Re: [PATCH v4 00/17] khwasan: kernel hardware assisted address sanitizer

From: Catalin Marinas
Date: Thu Aug 02 2018 - 12:04:38 EST

(trimming the quoted text a bit)

On Thu, Aug 02, 2018 at 01:36:25PM +0200, Dmitry Vyukov wrote:
> On Thu, Aug 2, 2018 at 1:10 PM, Catalin Marinas <catalin.marinas@xxxxxxx> wrote:
> > On Wed, Aug 01, 2018 at 06:52:09PM +0200, Dmitry Vyukov wrote:
> >> On Wed, Aug 1, 2018 at 6:35 PM, Will Deacon <will.deacon@xxxxxxx> wrote:
> >> > I'd really like to enable pointer tagging in the kernel, I'm just still
> >> > failing to see how we can do it in a controlled manner where we can reason
> >> > about the semantic changes using something other than a best-effort,
> >> > case-by-case basis which is likely to be fragile and error-prone.
> >> > Unfortunately, if that's all we have, then this gets relegated to a
> >> > debug feature, which sort of defeats the point in my opinion.
> >>
> >> Well, in some cases there is no other way as resorting to dynamic testing.
> >> How do we ensure that kernel does not dereference NULL pointers, does
> >> not access objects after free or out of bounds?
> >
> > We should not confuse software bugs (like NULL pointer dereference) with
> > unexpected software behaviour introduced by khwasan where pointers no
> > longer represent only an address range (e.g. calling find_vmap_area())
> > but rather an address and a tag.
> > However, not untagging a pointer when converting to long may have
> > side-effects in some cases and I consider these bugs introduced by the
> > khwasan support rather than bugs in the original kernel code. Ideally
> > we'd need some tooling on top of khwasan to detect such shortcomings but
> > I'm not sure we can do this statically, as Andrey already mentioned. For
> > __user pointers, things are slightly better as we can detect the
> > conversion either with sparse (modified) or some LLVM changes.
> For example, LOCKDEP has the same problem. Previously correct code can
> become incorrect and require finer-grained lock class annotations.
> KMEMLEAK has the same problem: previously correct code that hides a
> pointer may now need changes to unhide the pointer.

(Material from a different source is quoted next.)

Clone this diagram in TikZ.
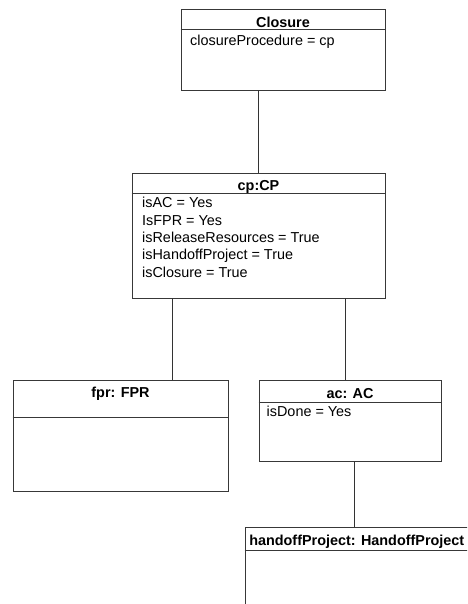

It's not actually the same. Take the kmemleak example as I'm familiar
with, previously correct code _continues_ to run correctly in the
presence of kmemleak. The annotation or unhiding is only necessary to
reduce the kmemleak false positives. With khwasan, OTOH, an explicit
untagging is necessary so that the code functions correctly again.

IOW, kmemleak only monitors the behaviour of the original code while
khwasan changes such behaviour by tagging the pointers.

> If somebody has a practical idea how to detect these statically, let's
> do it. Otherwise let's go with the traditional solution to this --
> dynamic testing. The patch series show that the problem is not a
> disaster and we won't need to change just every line of kernel code.

It's indeed not a disaster but we had to do this exercise to find out
whether there are better ways of detecting where untagging is necessary.

If you want to enable khwasan in "production" and since enabling it
could potentially change the behaviour of existing code paths, the
run-time validation space doubles as we'd need to get the same code
coverage with and without the feature being enabled. I wouldn't say it's
a blocker for khwasan, more like something to be aware of.

The awareness is a bit of a problem as the normal programmer would have
to pay more attention to conversions between pointer and long. Given
that this is an arm64-only feature, we have a risk of khwasan-triggered
bugs being introduced in generic code in the future (hence the
suggestion of some static checker, if possible).